Moses Thatcher

Lawrence R. Flake, Prophets and Apostles of the Last Dispensation (Provo, UT: Religious Studies Center, Brigham Young University, 2001), 399–401.

Moses Thatcher portrait

Born: 2 February 1842, Springfield, Illinois

Quorum of the Twelve Apostles: 9 April 1879 (age 37)

Released from the Quorum: 6 April 1896

Died: 21 August 1909 (age 67), Logan, Utah

Although he was only four years old when the members of the Church were driven from Nauvoo, the memory of the fear and terror of that exodus remained with Moses Thatcher throughout his life. The rigor of crossing the plains in the second pioneer company and of being “hungry for an entire year” after reaching the Salt Lake Valley likewise impressed the growing boy. His father’s family, with many others, augmented their meager food supply with sego roots and “cut thistles.” At the age of seven, Moses was given the responsibility of caring for grazing sheep. He recalled how hungry Indians would catch a lamb and hold it hostage until the young shepherd would agree to trade his cornbread lunch for their cake made from crickets.

In 1849 the Thatcher family, consisting of eight sons and a daughter, moved to the gold fields of California. Here Moses, the sixth of the sons, tended stock and acquired some skill at gold mining with a kitchen pan. When missionaries from Salt Lake City came in 1856, he (at the age of fifteen) and several of his brothers who had also passed the age of eight were baptized. Three months later Moses was ordained an elder, and the following month he was called as a missionary to labor with the elders in the area.

Deprived of schooling and lacking confidence, Elder Thatcher found himself totally unable to speak or pray before a group. After several failures, his senior companion agreed not to call on him anymore. One day the timid missionary attended a Methodist service alone. The pastor devoted the sermon to attacking the characters of Joseph Smith, Brigham Young, and the Mormon people. Filled with righteous wrath, Elder Thatcher obtained permission to reply. With the Spirit of the Lord resting on him, he delivered an eloquent and powerful defense of his Prophet and people and a scathing rebuke of the minister. From that day forward his tongue was loosed and he eventually became one of the most effective orators in the Church.

In 1857 the Thatchers, along with other Saints in the outlying areas, were called back to Utah to brace for the coming of the United States Army.
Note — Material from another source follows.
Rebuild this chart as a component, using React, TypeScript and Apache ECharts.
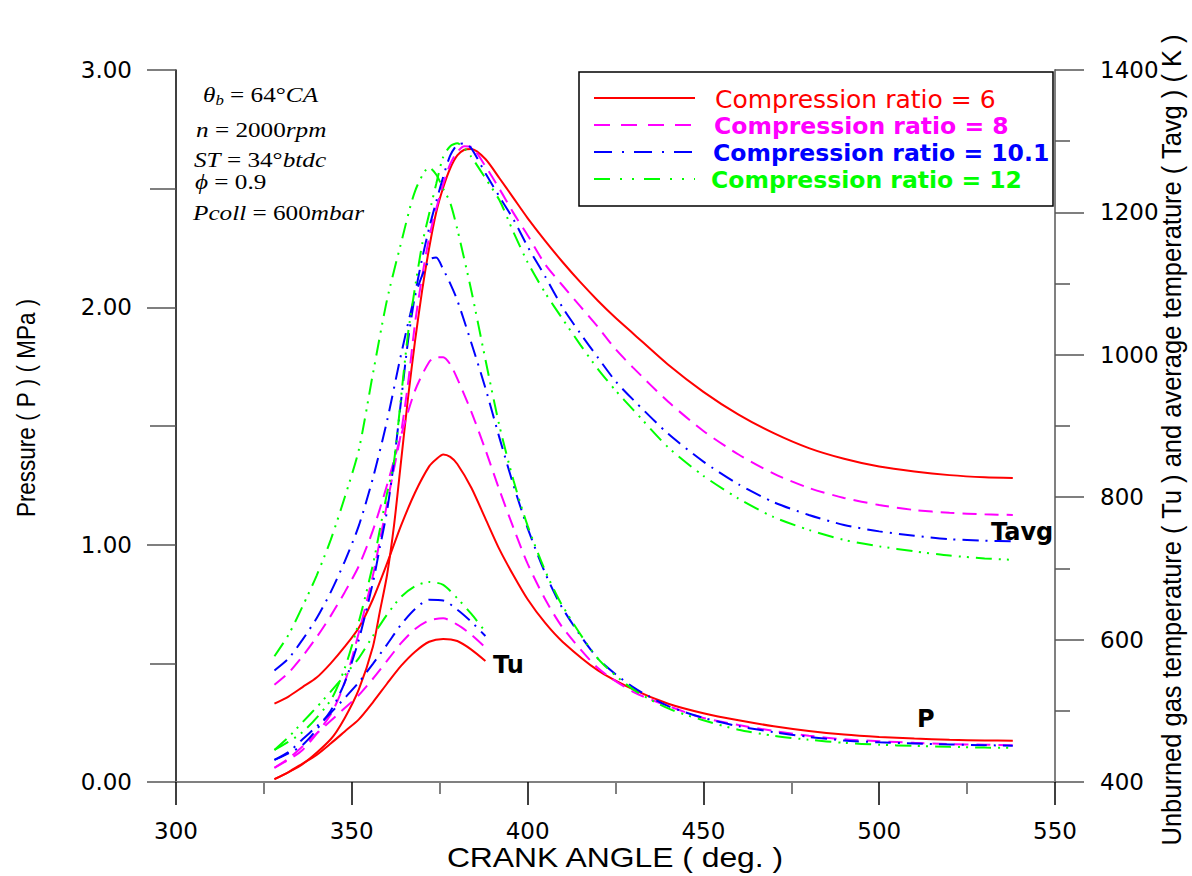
import React, { useEffect, useRef } from "react";
import * as echarts from "echarts";

// ---------- data ----------
const crankP = [328, 332, 336, 340, 344, 348, 352, 356, 360, 364, 368, 372, 374, 376, 378, 380, 384, 388, 392, 396, 400, 405, 410, 420, 430, 440, 450, 460, 470, 480, 490, 500, 510, 520, 530, 538];
const pCR6 = [0.33, 0.36, 0.40, 0.44, 0.50, 0.57, 0.65, 0.77, 0.92, 1.08, 1.22, 1.33, 1.36, 1.38, 1.37, 1.34, 1.24, 1.11, 0.98, 0.87, 0.77, 0.67, 0.59, 0.47, 0.39, 0.33, 0.29, 0.26, 0.235, 0.215, 0.2, 0.19, 0.183, 0.178, 0.175, 0.174];
const pCR8 = [0.41, 0.46, 0.53, 0.61, 0.70, 0.80, 0.91, 1.06, 1.25, 1.46, 1.65, 1.77, 1.79, 1.79, 1.76, 1.70, 1.56, 1.40, 1.23, 1.07, 0.92, 0.77, 0.65, 0.48, 0.38, 0.32, 0.27, 0.24, 0.215, 0.195, 0.18, 0.172, 0.165, 0.16, 0.157, 0.155];
const pCR10 = [0.47, 0.52, 0.60, 0.69, 0.80, 0.93, 1.08, 1.28, 1.52, 1.80, 2.05, 2.20, 2.21, 2.16, 2.10, 2.03, 1.85, 1.66, 1.45, 1.25, 1.07, 0.88, 0.73, 0.52, 0.40, 0.32, 0.27, 0.235, 0.21, 0.19, 0.175, 0.167, 0.162, 0.158, 0.155, 0.153];
const pCR12 = [0.53, 0.62, 0.74, 0.87, 1.02, 1.20, 1.40, 1.72, 2.03, 2.27, 2.49, 2.59, 2.56, 2.50, 2.44, 2.33, 2.07, 1.78, 1.50, 1.27, 1.08, 0.89, 0.74, 0.52, 0.39, 0.31, 0.26, 0.22, 0.195, 0.178, 0.165, 0.157, 0.152, 0.148, 0.145, 0.144];

const crankTu = [328, 332, 336, 340, 344, 348, 352, 356, 360, 364, 368, 372, 376, 380, 384, 388];
const tuCR6 = [404, 414, 426, 438, 454, 471, 488, 512, 538, 563, 583, 597, 601, 598, 586, 570];
const tuCR8 = [420, 433, 450, 468, 486, 504, 522, 545, 570, 595, 615, 627, 630, 621, 607, 589];
const tuCR10 = [431, 442, 460, 478, 497, 518, 540, 566, 593, 621, 643, 656, 655, 642, 625, 605];
const tuCR12 = [445, 463, 484, 505, 527, 550, 574, 605, 635, 660, 675, 681, 677, 658, 636, 611];

const crankT = [328, 336, 344, 348, 352, 356, 358, 360, 362, 364, 366, 368, 370, 372, 374, 376, 378, 380, 382, 384, 388, 392, 396, 400, 405, 410, 415, 420, 425, 430, 440, 450, 460, 470, 480, 490, 500, 510, 520, 530, 538];
const tavgCR6 = [404, 425, 460, 490, 530, 590, 640, 690, 760, 850, 940, 1020, 1090, 1150, 1200, 1235, 1262, 1280, 1288, 1289, 1275, 1248, 1220, 1192, 1160, 1130, 1102, 1076, 1052, 1030, 986, 948, 916, 890, 869, 854, 843, 836, 831, 828, 827];
const tavgCR8 = [420, 445, 495, 540, 610, 690, 740, 790, 840, 890, 960, 1045, 1110, 1165, 1205, 1240, 1268, 1285, 1293, 1292, 1265, 1233, 1199, 1168, 1127, 1097, 1068, 1039, 1008, 982, 934, 893, 860, 833, 813, 799, 789, 782, 778, 776, 775];
const tavgCR10 = [431, 452, 500, 540, 600, 680, 730, 780, 850, 935, 1020, 1085, 1135, 1178, 1215, 1250, 1280, 1295, 1297, 1290, 1255, 1222, 1190, 1152, 1110, 1066, 1030, 996, 963, 937, 889, 850, 818, 793, 775, 761, 752, 746, 741, 739, 738];
const tavgCR12 = [445, 470, 515, 560, 625, 705, 755, 805, 850, 940, 1030, 1095, 1155, 1198, 1240, 1278, 1293, 1297, 1290, 1278, 1248, 1217, 1172, 1130, 1087, 1050, 1014, 980, 950, 923, 870, 830, 798, 772, 754, 740, 731, 724, 718, 714, 712];

const ratios = ["6", "8", "10.1", "12"];
const colors = ["#ff0000", "#ff00ff", "#0000ff", "#00ff00"];
const dashes: any[] = ["solid", [14, 8], [16, 7, 2, 7], [16, 7, 2, 6, 2, 7]];
const legendDashes: any[] = [null, [16, 11], [18, 10, 2, 10], [16, 10, 2, 10, 2, 10]];

const pSets = [pCR6, pCR8, pCR10, pCR12];
const tuSets = [tuCR6, tuCR8, tuCR10, tuCR12];
const tavgSets = [tavgCR6, tavgCR8, tavgCR10, tavgCR12];

const xTicks = { min: 300, max: 550, interval: 50 };
const pTicks = { min: 0, max: 3, interval: 1 };
const tTicks = { min: 400, max: 1400, interval: 200 };

const zip = (xs: number[], ys: number[]) => xs.map((x, i) => [x, ys[i]]);

function buildOption() {
  const series: any[] = [];
  ratios.forEach((r, i) => {
    const ls = { color: colors[i], width: 2, type: dashes[i] };
    series.push({ type: "line", name: "P CR " + r, yAxisIndex: 0, data: zip(crankP, pSets[i]), symbol: "none", smooth: 0.25, lineStyle: ls, silent: true });
    series.push({ type: "line", name: "Tu CR " + r, yAxisIndex: 1, data: zip(crankTu, tuSets[i]), symbol: "none", smooth: 0.25, lineStyle: ls, silent: true });
    series.push({ type: "line", name: "Tavg CR " + r, yAxisIndex: 1, data: zip(crankT, tavgSets[i]), symbol: "none", smooth: 0.25, lineStyle: ls, silent: true });
  });

  const sans = "DejaVu Sans";
  const graphic: any[] = [];
  // legend box
  graphic.push({ type: "rect", shape: { x: 579, y: 72, width: 474, height: 134 }, style: { fill: "#fff", stroke: "#000", lineWidth: 1.5 }, z: 10 });
  const rowY = [98, 125, 152, 179];
  const textX = [715, 714, 713, 711];
  ratios.forEach((r, i) => {
    const st: any = { stroke: colors[i], lineWidth: 2 };
    if (legendDashes[i]) st.lineDash = legendDashes[i];
    graphic.push({ type: "line", shape: { x1: 594, y1: rowY[i], x2: 695, y2: rowY[i] }, style: st, z: 11 });
    graphic.push({
      type: "text", x: textX[i], y: rowY[i] + 1, z: 11,
      style: { text: "Compression ratio = " + r, fill: colors[i], fontFamily: sans, fontSize: i === 0 ? 25 : 23.5, fontWeight: i === 0 ? "normal" : "bold", align: "left", verticalAlign: "middle", textAlign: "left", textVerticalAlign: "middle" },
    });
  });

  // annotation block
  const rich = {
    it: { fontFamily: "Liberation Serif", fontStyle: "italic", fontSize: 21, fill: "#000" },
    up: { fontFamily: "Liberation Serif", fontSize: 21, fill: "#000" },
    sub: { fontFamily: "Liberation Serif", fontStyle: "italic", fontSize: 14, fill: "#000", padding: [10, 0, 0, 0] },
  };
  const notes = [
    { t: "{it|θ}{sub|b}{up| = 64°}{it|CA}", x: 203, y: 95 },
    { t: "{it|n}{up| = 2000}{it|rpm}", x: 196, y: 130 },
    { t: "{it|ST}{up| = 34°}{it|btdc}", x: 194, y: 160 },
    { t: "{it|ϕ}{up| = 0.9}", x: 195, y: 182 },
    { t: "{it|Pcoll}{up| = 600}{it|mbar}", x: 193, y: 213 },
  ];
  notes.forEach((n) => {
    graphic.push({ type: "text", x: n.x, y: n.y, scaleX: 1.2, style: { text: n.t, rich, align: "left", verticalAlign: "middle", textAlign: "left", textVerticalAlign: "middle" } });
  });

  // curve labels
  const lbl = (text: string, x: number, y: number) => ({
    type: "text", x, y, style: { text, fontFamily: sans, fontWeight: "bold", fontSize: 24, fill: "#000", align: "left", verticalAlign: "middle", textAlign: "left", textVerticalAlign: "middle" },
  });
  graphic.push(lbl("Tu", 493, 665));
  graphic.push(lbl("P", 917, 719));
  graphic.push(lbl("Tavg", 991, 532));

  // axis titles
  graphic.push({
    type: "text", x: 615, y: 857, scaleX: 1.18,
    style: { text: "CRANK ANGLE ( deg. )", fontFamily: "Liberation Sans", fontSize: 27, fill: "#000", align: "center", verticalAlign: "middle", textAlign: "center", textVerticalAlign: "middle" },
  });
  graphic.push({
    type: "text", x: 26, y: 408, rotation: Math.PI / 2, scaleY: 1.18,
    style: { text: "Pressure ( P ) ( MPa )", fontFamily: "Liberation Sans", fontSize: 22.5, fill: "#000", align: "center", verticalAlign: "middle", textAlign: "center", textVerticalAlign: "middle" },
  });
  graphic.push({
    type: "text", x: 1172, y: 440, rotation: Math.PI / 2, scaleY: 1.05,
    style: { text: "Unburned gas temperature ( Tu ) and average temperature ( Tavg ) ( K )", fontFamily: "Liberation Sans", fontSize: 25.5, lineHeight: 26, fill: "#000", align: "center", verticalAlign: "middle", textAlign: "center", textVerticalAlign: "middle" },
  });

  const labelStyle = { color: "#000", fontFamily: sans, fontSize: 23 };

  return {
    animation: false,
    backgroundColor: "#fff",
    grid: { left: 176, right: 137, top: 70, bottom: 94, containLabel: false },
    xAxis: {
      type: "value", ...xTicks, position: "bottom",
      axisLine: { show: true, lineStyle: { color: "#808080", width: 2 } },
      axisTick: { show: true, length: 23, lineStyle: { color: "#000", width: 1.5 } },
      minorTick: { show: true, splitNumber: 2, length: 12, lineStyle: { color: "#808080", width: 2 } },
      axisLabel: { ...labelStyle, margin: 37 },
      splitLine: { show: false },
    },
    yAxis: [
      {
        type: "value", ...pTicks, position: "left",
        axisLine: { show: true, lineStyle: { color: "#000", width: 1.5 } },
        axisTick: { show: true, length: 29, lineStyle: { color: "#555", width: 1.5 } },
        minorTick: { show: true, splitNumber: 2, length: 26, lineStyle: { color: "#555", width: 1.5 } },
        axisLabel: { ...labelStyle, margin: 44, formatter: (v: number) => v.toFixed(2) },
        splitLine: { show: false },
      },
      {
        type: "value", ...tTicks, position: "right",
        axisLine: { show: true, lineStyle: { color: "#808080", width: 2 } },
        axisTick: { show: true, length: 29, lineStyle: { color: "#555", width: 1.5 } },
        minorTick: { show: true, splitNumber: 2, length: 15, lineStyle: { color: "#555", width: 1.5 } },
        axisLabel: { ...labelStyle, margin: 45, formatter: (v: number) => String(v) },
        splitLine: { show: false },
      },
    ],
    series,
    graphic,
  };
}

export default function App() {
  const ref = useRef<HTMLDivElement>(null);
  useEffect(() => {
    const chart = echarts.init(ref.current!, null, { renderer: "svg" });
    chart.setOption(buildOption() as any);
    return () => chart.dispose();
  }, []);
  return (
    <div
      ref={ref}
      style={{ position: "fixed", left: 0, top: 0, width: 1192, height: 876, background: "#fff" }}
    />
  );
}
Moses devoted his time in the Salt Lake Valley to attending school during the day and serving on the police force that guarded the city at night. In 1861 he married Lettie Farr, the first of his three wives, and moved to Logan. The next half century of Moses’ life was devoted to Church and public service and to an extensive business career, involving merchandising, banking, and railroads.

Although he served several missions in the United States and one in Europe, Elder Thatcher’s major Church service involved the country of Mexico. During the seventeen years following 1879 when he opened the Mexican Mission, Elder Thatcher, then a member of the Quorum of the Twelve, made twenty-three journeys to that land, traveling over a quarter of a million miles on behalf of the Church. In 1886 he helped negotiate the purchase of the seventy-five-thousand-acre “Corrales Basin,” where he dedicated the townsite of Juarez.

His civic service in Utah included a decade in the territorial legislature, several missions to Washington, D. C. to lobby for plural marriage and statehood, and membership in the convention that drafted the constitution under which Utah was admitted to the Union in 1896. Moses Thatcher became a candidate in Utah’s first senatorial race but was defeated. Due to the political involvements of Elder Thatcher and other general authorities, the First Presidency presented the so-called “Political Manifesto” in the April 1896 general conference. Basically it was a request that the approval of Church leadership be obtained before a general authority accepted positions “political or otherwise, which would interfere with the proper and complete discharge of his ecclesiastical duties.” [1] All of the general authorities signed this statement except Anthon H. Lund, who was away on a mission in Europe, and Moses Thatcher, who refused to sign, being opposed to the measure. As a result of this disagreement, he was dropped from the Quorum of the Twelve in 1896 but continued as an active member of the Church until his death in 1909. [2]

Notes

[1] B. H. Roberts, Comprehensive History of The Church of Jesus Christ of Latter-day Saints (Provo, UT: Brigham Young University Press, 1965), 6:334.

[2] Andrew Jenson, Latter-day Saint Biographical Encyclopedia (Salt Lake City: Andrew Jenson History, 1901), 1:127–36.